What is being asked>
Below are some records; work out how many of their lines contain "with" and give the number only.

+++

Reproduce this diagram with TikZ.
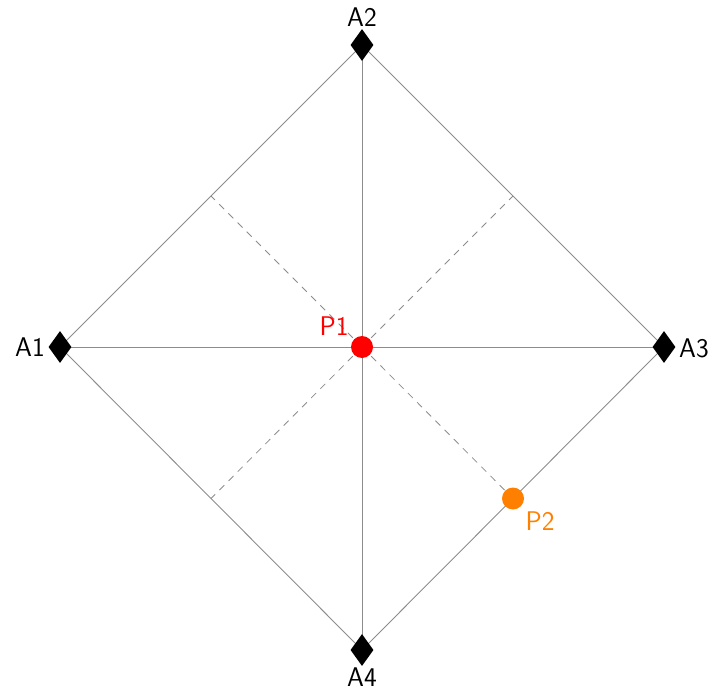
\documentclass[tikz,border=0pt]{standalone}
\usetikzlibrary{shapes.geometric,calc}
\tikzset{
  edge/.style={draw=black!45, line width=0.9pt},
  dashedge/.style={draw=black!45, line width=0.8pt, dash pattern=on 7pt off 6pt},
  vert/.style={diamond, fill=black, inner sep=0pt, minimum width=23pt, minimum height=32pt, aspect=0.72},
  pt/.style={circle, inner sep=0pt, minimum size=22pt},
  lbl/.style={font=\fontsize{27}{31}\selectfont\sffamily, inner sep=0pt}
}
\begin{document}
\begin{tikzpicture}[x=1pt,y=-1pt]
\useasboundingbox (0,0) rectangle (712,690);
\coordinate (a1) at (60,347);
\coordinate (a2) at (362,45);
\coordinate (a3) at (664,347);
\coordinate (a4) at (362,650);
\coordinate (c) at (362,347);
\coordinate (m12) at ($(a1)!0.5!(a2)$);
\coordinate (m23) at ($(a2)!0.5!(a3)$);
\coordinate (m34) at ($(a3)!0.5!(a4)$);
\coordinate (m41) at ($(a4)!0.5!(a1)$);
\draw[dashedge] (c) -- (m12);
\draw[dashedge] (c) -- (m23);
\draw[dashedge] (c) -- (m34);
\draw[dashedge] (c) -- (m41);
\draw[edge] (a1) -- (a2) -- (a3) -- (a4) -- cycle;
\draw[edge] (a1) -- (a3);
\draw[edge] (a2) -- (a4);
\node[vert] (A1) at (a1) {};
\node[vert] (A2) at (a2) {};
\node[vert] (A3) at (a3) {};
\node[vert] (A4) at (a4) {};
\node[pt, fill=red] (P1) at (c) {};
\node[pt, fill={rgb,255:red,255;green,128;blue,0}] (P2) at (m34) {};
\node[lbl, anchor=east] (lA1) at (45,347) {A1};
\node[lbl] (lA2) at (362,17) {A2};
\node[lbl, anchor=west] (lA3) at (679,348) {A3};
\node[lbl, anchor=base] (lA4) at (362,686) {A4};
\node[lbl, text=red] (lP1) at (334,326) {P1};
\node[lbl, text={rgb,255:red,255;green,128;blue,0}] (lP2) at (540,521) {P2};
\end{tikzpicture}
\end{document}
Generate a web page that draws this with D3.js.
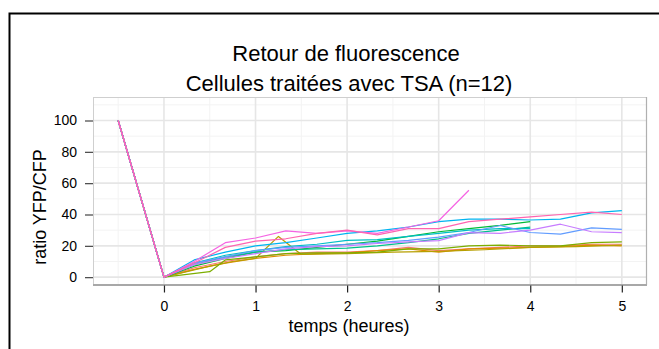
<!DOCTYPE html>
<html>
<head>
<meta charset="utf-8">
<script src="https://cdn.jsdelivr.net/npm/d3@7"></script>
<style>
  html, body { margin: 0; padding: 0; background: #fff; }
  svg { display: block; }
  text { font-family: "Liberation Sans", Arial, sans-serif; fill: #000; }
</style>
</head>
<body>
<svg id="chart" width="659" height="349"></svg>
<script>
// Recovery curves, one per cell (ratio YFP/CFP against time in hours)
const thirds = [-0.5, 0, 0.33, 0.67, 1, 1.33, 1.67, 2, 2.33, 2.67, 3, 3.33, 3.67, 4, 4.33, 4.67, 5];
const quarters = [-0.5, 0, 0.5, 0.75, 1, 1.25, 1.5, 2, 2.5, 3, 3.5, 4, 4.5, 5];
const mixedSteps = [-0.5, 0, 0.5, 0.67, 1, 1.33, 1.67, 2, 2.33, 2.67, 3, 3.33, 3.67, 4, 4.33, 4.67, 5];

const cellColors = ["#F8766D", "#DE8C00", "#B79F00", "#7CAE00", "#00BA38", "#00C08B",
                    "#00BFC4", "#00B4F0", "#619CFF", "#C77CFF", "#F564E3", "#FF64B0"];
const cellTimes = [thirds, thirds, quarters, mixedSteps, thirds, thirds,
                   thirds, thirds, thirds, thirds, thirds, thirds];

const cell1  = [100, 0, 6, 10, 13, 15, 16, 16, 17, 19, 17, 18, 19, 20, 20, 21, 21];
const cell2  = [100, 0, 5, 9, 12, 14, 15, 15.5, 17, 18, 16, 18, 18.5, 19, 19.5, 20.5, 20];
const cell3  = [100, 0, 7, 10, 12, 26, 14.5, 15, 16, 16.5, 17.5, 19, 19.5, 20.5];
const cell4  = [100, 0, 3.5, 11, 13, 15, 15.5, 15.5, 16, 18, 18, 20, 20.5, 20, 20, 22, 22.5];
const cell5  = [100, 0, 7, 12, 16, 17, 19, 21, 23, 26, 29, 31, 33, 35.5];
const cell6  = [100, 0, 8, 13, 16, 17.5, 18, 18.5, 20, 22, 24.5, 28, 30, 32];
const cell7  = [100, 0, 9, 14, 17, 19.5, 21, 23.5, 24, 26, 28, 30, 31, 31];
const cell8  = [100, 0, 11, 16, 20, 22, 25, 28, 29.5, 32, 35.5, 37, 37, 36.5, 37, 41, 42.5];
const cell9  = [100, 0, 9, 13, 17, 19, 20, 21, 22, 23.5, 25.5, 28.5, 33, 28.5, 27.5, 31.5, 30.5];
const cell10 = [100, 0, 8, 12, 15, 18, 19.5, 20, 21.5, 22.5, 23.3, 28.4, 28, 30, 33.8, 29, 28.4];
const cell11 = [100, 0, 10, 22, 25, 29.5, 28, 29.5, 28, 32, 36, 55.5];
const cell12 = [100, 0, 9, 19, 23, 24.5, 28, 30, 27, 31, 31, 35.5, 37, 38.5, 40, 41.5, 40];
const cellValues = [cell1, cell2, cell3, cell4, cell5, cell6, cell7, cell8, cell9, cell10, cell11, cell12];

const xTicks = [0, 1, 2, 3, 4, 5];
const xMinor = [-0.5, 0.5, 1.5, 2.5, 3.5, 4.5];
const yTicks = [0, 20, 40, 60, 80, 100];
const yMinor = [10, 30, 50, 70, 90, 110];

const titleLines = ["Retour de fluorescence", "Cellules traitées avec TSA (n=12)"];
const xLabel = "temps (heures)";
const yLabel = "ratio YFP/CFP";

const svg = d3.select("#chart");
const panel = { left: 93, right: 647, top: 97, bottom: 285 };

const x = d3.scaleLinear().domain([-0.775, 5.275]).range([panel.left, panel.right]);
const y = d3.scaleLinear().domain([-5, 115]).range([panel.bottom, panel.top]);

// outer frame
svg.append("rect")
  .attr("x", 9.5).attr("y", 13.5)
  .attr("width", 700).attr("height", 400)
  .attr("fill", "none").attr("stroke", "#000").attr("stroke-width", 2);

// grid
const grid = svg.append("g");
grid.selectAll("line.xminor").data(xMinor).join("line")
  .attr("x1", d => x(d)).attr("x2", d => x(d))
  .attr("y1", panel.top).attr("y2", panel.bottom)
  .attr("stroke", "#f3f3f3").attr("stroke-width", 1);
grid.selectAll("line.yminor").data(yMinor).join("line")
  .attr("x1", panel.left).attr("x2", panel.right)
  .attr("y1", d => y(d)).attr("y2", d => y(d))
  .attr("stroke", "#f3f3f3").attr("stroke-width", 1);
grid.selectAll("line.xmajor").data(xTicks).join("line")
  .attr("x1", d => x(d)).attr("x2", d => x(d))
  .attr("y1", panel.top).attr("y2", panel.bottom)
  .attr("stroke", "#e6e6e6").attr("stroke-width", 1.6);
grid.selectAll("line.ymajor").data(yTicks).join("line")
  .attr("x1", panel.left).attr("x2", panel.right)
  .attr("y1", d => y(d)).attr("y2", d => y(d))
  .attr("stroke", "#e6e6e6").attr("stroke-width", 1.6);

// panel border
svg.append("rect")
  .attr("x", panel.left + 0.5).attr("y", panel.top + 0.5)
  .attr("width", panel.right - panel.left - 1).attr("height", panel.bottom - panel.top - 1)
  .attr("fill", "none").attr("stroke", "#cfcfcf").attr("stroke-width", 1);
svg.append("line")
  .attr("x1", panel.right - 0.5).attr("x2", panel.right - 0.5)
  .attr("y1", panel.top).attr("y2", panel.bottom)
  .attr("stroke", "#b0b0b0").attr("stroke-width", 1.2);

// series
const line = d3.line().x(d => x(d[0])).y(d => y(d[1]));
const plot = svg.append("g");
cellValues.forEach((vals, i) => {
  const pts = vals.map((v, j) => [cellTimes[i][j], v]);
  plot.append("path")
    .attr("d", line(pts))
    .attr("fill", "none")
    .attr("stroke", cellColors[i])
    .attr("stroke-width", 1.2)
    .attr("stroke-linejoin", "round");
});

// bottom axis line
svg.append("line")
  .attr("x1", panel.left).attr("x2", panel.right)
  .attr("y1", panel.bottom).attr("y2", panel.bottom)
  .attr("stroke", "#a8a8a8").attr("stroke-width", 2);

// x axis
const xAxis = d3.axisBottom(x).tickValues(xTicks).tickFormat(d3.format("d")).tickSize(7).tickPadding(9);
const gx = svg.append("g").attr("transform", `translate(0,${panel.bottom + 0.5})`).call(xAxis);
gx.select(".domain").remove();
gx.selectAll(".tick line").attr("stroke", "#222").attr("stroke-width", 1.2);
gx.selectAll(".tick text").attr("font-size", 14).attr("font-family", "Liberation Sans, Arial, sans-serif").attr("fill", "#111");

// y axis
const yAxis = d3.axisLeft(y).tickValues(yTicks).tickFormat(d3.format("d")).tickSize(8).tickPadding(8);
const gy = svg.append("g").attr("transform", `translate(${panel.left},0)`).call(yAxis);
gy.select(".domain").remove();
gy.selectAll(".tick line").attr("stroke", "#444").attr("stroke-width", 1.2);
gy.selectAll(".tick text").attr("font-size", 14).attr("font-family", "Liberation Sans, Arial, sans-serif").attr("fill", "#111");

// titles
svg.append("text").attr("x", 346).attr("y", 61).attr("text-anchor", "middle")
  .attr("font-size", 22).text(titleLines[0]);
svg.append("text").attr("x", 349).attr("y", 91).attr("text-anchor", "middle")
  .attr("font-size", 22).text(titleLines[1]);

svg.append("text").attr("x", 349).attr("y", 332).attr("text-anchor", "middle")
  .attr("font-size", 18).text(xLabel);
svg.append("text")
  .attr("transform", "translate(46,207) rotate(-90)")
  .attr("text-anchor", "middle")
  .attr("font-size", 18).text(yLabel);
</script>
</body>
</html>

+++

Output of the exercise>
2